Task: Leave out the pictures; transcribe all else exactly.

##### Collected data

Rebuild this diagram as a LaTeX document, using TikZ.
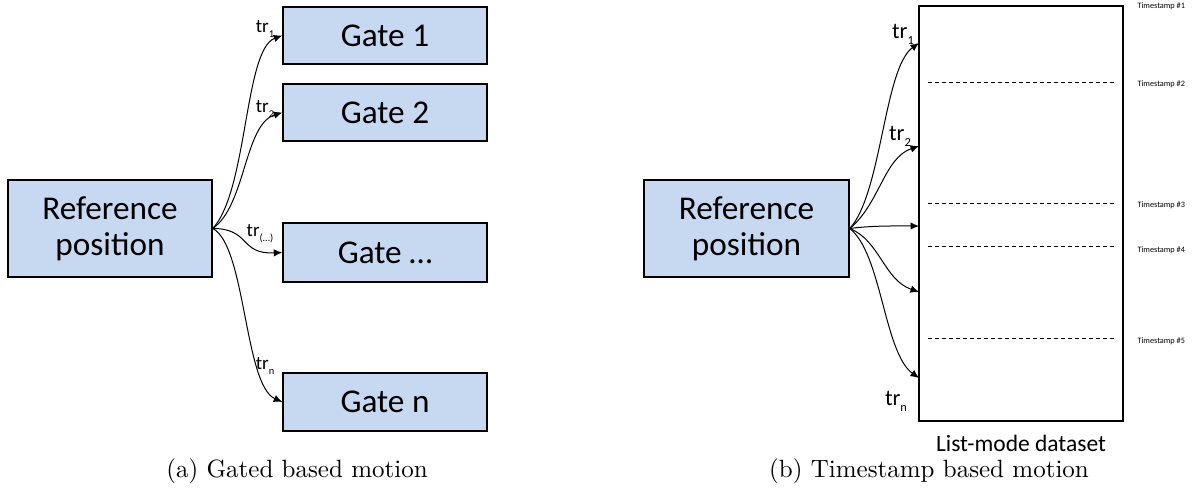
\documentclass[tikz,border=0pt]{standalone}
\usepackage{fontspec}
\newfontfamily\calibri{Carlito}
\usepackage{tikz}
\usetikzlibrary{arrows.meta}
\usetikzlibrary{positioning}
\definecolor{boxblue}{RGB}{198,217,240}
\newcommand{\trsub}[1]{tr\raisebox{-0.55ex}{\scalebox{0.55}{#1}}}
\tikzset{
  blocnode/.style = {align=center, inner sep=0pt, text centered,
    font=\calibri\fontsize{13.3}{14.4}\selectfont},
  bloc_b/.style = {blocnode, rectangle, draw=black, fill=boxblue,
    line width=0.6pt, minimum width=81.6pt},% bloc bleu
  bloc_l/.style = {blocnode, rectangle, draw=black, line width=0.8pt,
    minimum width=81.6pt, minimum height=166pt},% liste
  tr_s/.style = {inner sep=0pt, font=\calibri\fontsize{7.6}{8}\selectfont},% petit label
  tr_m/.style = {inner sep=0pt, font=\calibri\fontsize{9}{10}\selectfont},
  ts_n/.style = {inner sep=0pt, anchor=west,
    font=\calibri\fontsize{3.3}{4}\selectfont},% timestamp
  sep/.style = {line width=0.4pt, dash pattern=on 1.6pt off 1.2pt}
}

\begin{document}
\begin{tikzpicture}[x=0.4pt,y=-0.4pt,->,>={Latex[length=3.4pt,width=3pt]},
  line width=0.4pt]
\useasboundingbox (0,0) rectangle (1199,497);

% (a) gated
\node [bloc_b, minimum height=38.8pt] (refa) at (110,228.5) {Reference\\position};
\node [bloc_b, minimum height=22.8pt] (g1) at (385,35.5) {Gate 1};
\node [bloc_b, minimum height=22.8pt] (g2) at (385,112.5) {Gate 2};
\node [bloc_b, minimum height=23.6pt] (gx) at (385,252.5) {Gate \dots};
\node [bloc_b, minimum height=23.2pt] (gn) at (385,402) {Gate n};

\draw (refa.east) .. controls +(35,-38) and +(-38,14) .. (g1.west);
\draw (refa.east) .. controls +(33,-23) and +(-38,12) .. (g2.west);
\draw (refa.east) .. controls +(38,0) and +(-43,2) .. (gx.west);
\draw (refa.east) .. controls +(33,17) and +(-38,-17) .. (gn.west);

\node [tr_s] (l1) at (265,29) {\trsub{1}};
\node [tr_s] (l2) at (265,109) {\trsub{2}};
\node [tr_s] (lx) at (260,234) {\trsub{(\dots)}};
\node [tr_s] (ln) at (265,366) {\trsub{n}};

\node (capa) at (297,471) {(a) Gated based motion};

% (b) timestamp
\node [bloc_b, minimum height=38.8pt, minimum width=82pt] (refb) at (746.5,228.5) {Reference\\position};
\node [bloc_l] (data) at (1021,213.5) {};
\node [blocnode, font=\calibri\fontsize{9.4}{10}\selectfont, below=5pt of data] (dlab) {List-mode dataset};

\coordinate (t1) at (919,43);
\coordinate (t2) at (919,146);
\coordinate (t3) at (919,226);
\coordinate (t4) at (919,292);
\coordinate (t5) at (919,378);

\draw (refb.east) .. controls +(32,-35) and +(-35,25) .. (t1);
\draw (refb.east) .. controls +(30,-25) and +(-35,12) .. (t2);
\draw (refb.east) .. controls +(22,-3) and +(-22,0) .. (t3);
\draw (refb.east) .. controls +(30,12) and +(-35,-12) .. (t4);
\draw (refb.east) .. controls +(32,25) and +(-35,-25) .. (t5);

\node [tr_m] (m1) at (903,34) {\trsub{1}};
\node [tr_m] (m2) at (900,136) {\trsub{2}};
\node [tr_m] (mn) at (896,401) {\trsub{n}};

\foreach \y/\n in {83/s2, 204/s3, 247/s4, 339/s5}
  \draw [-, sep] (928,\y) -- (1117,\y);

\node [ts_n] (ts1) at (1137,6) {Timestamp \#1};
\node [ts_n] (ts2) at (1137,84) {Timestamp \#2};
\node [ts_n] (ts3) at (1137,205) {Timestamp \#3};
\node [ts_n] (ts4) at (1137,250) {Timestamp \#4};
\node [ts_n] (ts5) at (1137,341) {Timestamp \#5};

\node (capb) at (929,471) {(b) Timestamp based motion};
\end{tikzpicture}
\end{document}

##########

Result:
Rebuild this diagram as a LaTeX document, using TikZ.
\documentclass[tikz,border=0pt]{standalone}
\usepackage{fontspec}
\newfontfamily\calibri{Carlito}
\usepackage{tikz}
\usetikzlibrary{arrows.meta}
\usetikzlibrary{positioning}
\definecolor{boxblue}{RGB}{198,217,240}
\newcommand{\trsub}[1]{tr\raisebox{-0.55ex}{\scalebox{0.55}{#1}}}
\tikzset{
  blocnode/.style = {align=center, inner sep=0pt, text centered,
    font=\calibri\fontsize{13.3}{14.4}\selectfont},
  bloc_b/.style = {blocnode, rectangle, draw=black, fill=boxblue,
    line width=0.6pt, minimum width=81.6pt},% bloc bleu
  bloc_l/.style = {blocnode, rectangle, draw=black, line width=0.8pt,
    minimum width=81.6pt, minimum height=166pt},% liste
  tr_s/.style = {inner sep=0pt, font=\calibri\fontsize{7.6}{8}\selectfont},% petit label
  tr_m/.style = {inner sep=0pt, font=\calibri\fontsize{9}{10}\selectfont},
  ts_n/.style = {inner sep=0pt, anchor=west,
    font=\calibri\fontsize{3.3}{4}\selectfont},% timestamp
  sep/.style = {line width=0.4pt, dash pattern=on 1.6pt off 1.2pt}
}

\begin{document}
\begin{tikzpicture}[x=0.4pt,y=-0.4pt,->,>={Latex[length=3.4pt,width=3pt]},
  line width=0.4pt]
\useasboundingbox (0,0) rectangle (1199,497);

% (a) gated
\node [bloc_b, minimum height=38.8pt] (refa) at (110,228.5) {Reference\\position};
\node [bloc_b, minimum height=22.8pt] (g1) at (385,35.5) {Gate 1};
\node [bloc_b, minimum height=22.8pt] (g2) at (385,112.5) {Gate 2};
\node [bloc_b, minimum height=23.6pt] (gx) at (385,252.5) {Gate \dots};
\node [bloc_b, minimum height=23.2pt] (gn) at (385,402) {Gate n};

\draw (refa.east) .. controls +(35,-38) and +(-38,14) .. (g1.west);
\draw (refa.east) .. controls +(33,-23) and +(-38,12) .. (g2.west);
\draw (refa.east) .. controls +(38,0) and +(-43,2) .. (gx.west);
\draw (refa.east) .. controls +(33,17) and +(-38,-17) .. (gn.west);

\node [tr_s] (l1) at (265,29) {\trsub{1}};
\node [tr_s] (l2) at (265,109) {\trsub{2}};
\node [tr_s] (lx) at (260,234) {\trsub{(\dots)}};
\node [tr_s] (ln) at (265,366) {\trsub{n}};

\node (capa) at (297,471) {(a) Gated based motion};

% (b) timestamp
\node [bloc_b, minimum height=38.8pt, minimum width=82pt] (refb) at (746.5,228.5) {Reference\\position};
\node [bloc_l] (data) at (1021,213.5) {};
\node [blocnode, font=\calibri\fontsize{9.4}{10}\selectfont, below=5pt of data] (dlab) {List-mode dataset};

\coordinate (t1) at (919,43);
\coordinate (t2) at (919,146);
\coordinate (t3) at (919,226);
\coordinate (t4) at (919,292);
\coordinate (t5) at (919,378);

\draw (refb.east) .. controls +(32,-35) and +(-35,25) .. (t1);
\draw (refb.east) .. controls +(30,-25) and +(-35,12) .. (t2);
\draw (refb.east) .. controls +(22,-3) and +(-22,0) .. (t3);
\draw (refb.east) .. controls +(30,12) and +(-35,-12) .. (t4);
\draw (refb.east) .. controls +(32,25) and +(-35,-25) .. (t5);

\node [tr_m] (m1) at (903,34) {\trsub{1}};
\node [tr_m] (m2) at (900,136) {\trsub{2}};
\node [tr_m] (mn) at (896,401) {\trsub{n}};

\foreach \y/\n in {83/s2, 204/s3, 247/s4, 339/s5}
  \draw [-, sep] (928,\y) -- (1117,\y);

\node [ts_n] (ts1) at (1137,6) {Timestamp \#1};
\node [ts_n] (ts2) at (1137,84) {Timestamp \#2};
\node [ts_n] (ts3) at (1137,205) {Timestamp \#3};
\node [ts_n] (ts4) at (1137,250) {Timestamp \#4};
\node [ts_n] (ts5) at (1137,341) {Timestamp \#5};

\node (capb) at (929,471) {(b) Timestamp based motion};
\end{tikzpicture}
\end{document}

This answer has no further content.